# Time Series Retail Sales Forecasting with DeepAR

Forecasting is a central problem in many businesses. In the retail industry probabilistic forecasts are important for inventory management to ensure that there is enough product on-hand to meet the seasonal spikes in sales for differnet categories of products. 

Most forecasting methods have been developed in the setting of forecasting individual time series where model parameters are independently estimated from past observations for each given time series. Today retailers are faced with forecasting demand on potentially millions of time series for different products across their catalog.
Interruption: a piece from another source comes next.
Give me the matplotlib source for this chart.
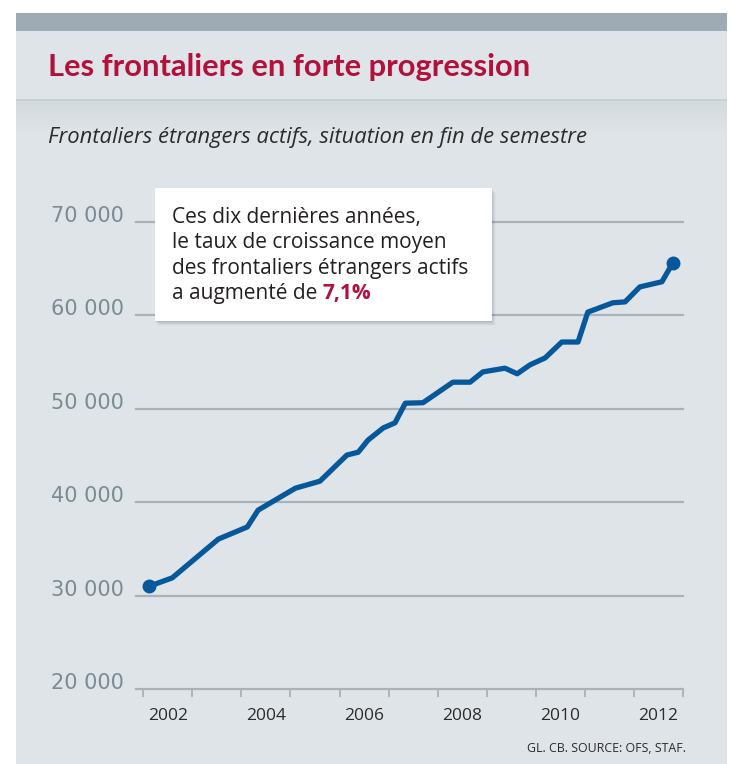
import matplotlib
matplotlib.use("Agg")
import matplotlib.pyplot as plt
import matplotlib.patches as mpatches
import numpy as np

# ---- data ----
years = [2002.12, 2002.59, 2003.53, 2004.12, 2004.34, 2005.10, 2005.60, 2006.15,
         2006.38, 2006.58, 2006.89, 2007.13, 2007.34, 2007.70, 2008.31, 2008.66,
         2008.92, 2009.37, 2009.62, 2009.88, 2010.19, 2010.53, 2010.86, 2011.06,
         2011.57, 2011.82, 2012.12, 2012.57, 2012.79]
values = [31000, 31900, 36050, 37350, 39150, 41500, 42250, 45050,
          45350, 46650, 47950, 48500, 50600, 50650, 52850, 52850,
          53950, 54350, 53750, 54700, 55450, 57150, 57150, 60350,
          61350, 61450, 63050, 63600, 65600]
y_ticks = [20000, 30000, 40000, 50000, 60000, 70000]
y_labels = ["20 000", "30 000", "40 000", "50 000", "60 000", "70 000"]
x_label_years = [2002, 2004, 2006, 2008, 2010, 2012]
x_tick_years = list(range(2002, 2014))

title = "Les frontaliers en forte progression"
subtitle = "Frontaliers étrangers actifs, situation en fin de semestre"
box_lines = ["Ces dix dernières années,", "le taux de croissance moyen",
             "des frontaliers étrangers actifs", "a augmenté de"]
box_highlight = "7,1%"
source = "GL. CB. SOURCE: OFS, STAF."

# ---- style ----
W, H = 734, 764
RED = "#b3103b"
BLUE = "#06589b"
GRID = "#a8b2b9"
PANEL = "#dfe4e8"
BAND = "#9eabb4"

fig = plt.figure(figsize=(W / 100, H / 100), dpi=100)
fig.patch.set_facecolor("white")

bg = fig.add_axes([0, 0, 1, 1], zorder=0)
bg.set_xlim(0, W)
bg.set_ylim(H, 0)
bg.axis("off")

# panel
bg.add_patch(mpatches.Rectangle((16, 13), 711, H - 13, facecolor=PANEL, edgecolor="none"))
bg.add_patch(mpatches.Rectangle((16, 13), 711, 18, facecolor=BAND, edgecolor="none"))
bg.add_patch(mpatches.Rectangle((16, 99), 711, 2, facecolor="#c8d0d5", edgecolor="none"))
grad = np.linspace(0, 1, 40)[:, None]
cmap = matplotlib.colors.LinearSegmentedColormap.from_list("g", ["#d3dade", PANEL])
bg.imshow(grad, extent=(16, 727, 135, 101), cmap=cmap, aspect="auto", zorder=1)

# titles
bg.text(48, 76, title, fontsize=22.2, fontweight="bold", color=RED,
        family=["Lato", "DejaVu Sans"], va="baseline", ha="left", zorder=3)
bg.text(48, 143, subtitle, fontsize=15.8, style="italic", color="#2b2b2b",
        family=["Open Sans", "DejaVu Sans"], va="baseline", ha="left", zorder=3)
bg.text(686, 752, source, fontsize=8.9, color="#2b2b2b",
        family=["Open Sans", "DejaVu Sans"], va="baseline", ha="right", zorder=3)

# ---- main axes ----
left_px, right_px, bot_px, top_px = 136, 683, 689, 200
ax = fig.add_axes([left_px / W, 1 - bot_px / H, (right_px - left_px) / W, (bot_px - top_px) / H], zorder=2)
ax.set_facecolor("none")
px_per_year = (682.7 - 143.3) / 11
ax.set_xlim(2002 - (143.3 - left_px) / px_per_year, 2013.0)
ax.set_ylim(20000, 20000 + (bot_px - top_px) / 93.4 * 10000)
for s in ax.spines.values():
    s.set_visible(False)

for v in y_ticks:
    ax.axhline(v, color=GRID, lw=1.6, zorder=1, clip_on=False)
ax.set_yticks([])
for v, lab in zip(y_ticks, y_labels):
    ax.annotate(lab, xy=(0, v), xycoords=ax.get_yaxis_transform(), xytext=(-12, 0),
                textcoords="offset pixels", ha="right", va="baseline",
                fontsize=15, color="#7b8b94", family="DejaVu Sans", annotation_clip=False)

ax.set_xticks(x_tick_years)
ax.set_xticklabels([])
ax.tick_params(axis="x", which="major", length=6, width=1.3, color=GRID, direction="out")
ax.set_xticks([y + 0.5 for y in x_label_years], minor=True)
ax.set_xticklabels([str(y) for y in x_label_years], minor=True)
ax.tick_params(axis="x", which="minor", length=0, pad=14, labelsize=12.5, labelcolor="#2b2b2b")
for t in ax.get_xticklabels(minor=True):
    t.set_family(["Open Sans", "DejaVu Sans"])

ax.plot(years, values, color=BLUE, lw=3.8, solid_joinstyle="round", solid_capstyle="round", zorder=4, clip_on=False)
ax.plot([years[0], years[-1]], [values[0], values[-1]], "o", color=BLUE, ms=9, zorder=5, clip_on=False)

# ---- callout box (overlay above the chart) ----
fg = fig.add_axes([0, 0, 1, 1], zorder=5)
fg.set_xlim(0, W)
fg.set_ylim(H, 0)
fg.axis("off")
fg.patch.set_visible(False)
bx0, by0, bx1, by1 = 155, 188, 492, 321
for i, a in enumerate([0.06, 0.05, 0.04, 0.03, 0.02]):
    d = i + 1
    fg.add_patch(mpatches.Rectangle((bx0 + d - 1, by0 + d), bx1 - bx0, by1 - by0,
                                    facecolor="black", alpha=a, edgecolor="none", zorder=1))
fg.add_patch(mpatches.Rectangle((bx0, by0), bx1 - bx0, by1 - by0, facecolor="white",
                                edgecolor="none", zorder=2))
baselines = [223, 248.3, 273.6, 299]
txt = None
for line, yb in zip(box_lines, baselines):
    txt = fg.text(172, yb, line, fontsize=15, color="#231f20", family=["Open Sans", "DejaVu Sans"],
                  va="baseline", ha="left", zorder=3)
fg.annotate(box_highlight, xy=(1, 0), xycoords=txt, xytext=(5, 0), textcoords="offset pixels",
            fontsize=15, fontweight="bold", color=RED, family=["Open Sans", "DejaVu Sans"],
            va="bottom", ha="left", zorder=3)

fig.savefig("out.png", dpi=100, facecolor="white")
Retailers also face cold start problems where they need to forecast for a new item that has no existing time series data. 

In this notebook we will see how the [DeepAR forecasting algorithm](https://docs.aws.amazon.com/sagemaker/latest/dg/deepar.html) can help retailers solve these business problems. Using a generated dataset of daily sales for a set of clothing products we will see how DeepAR can learn jointly across the related time series to capture complex group dependent behavior at a categorical level. Finally we will see how this learned categorical behavior can be used to forecast for products with existing time series as well as new "cold" products with no existing data.

For a more rigorous explaination of the DeepAR algorithm check out the [DeepAR white paper](https://pdfs.semanticscholar.org/4eeb/e0d12aefeedf3ca85256bc8aa3b4292d47d9.pdf).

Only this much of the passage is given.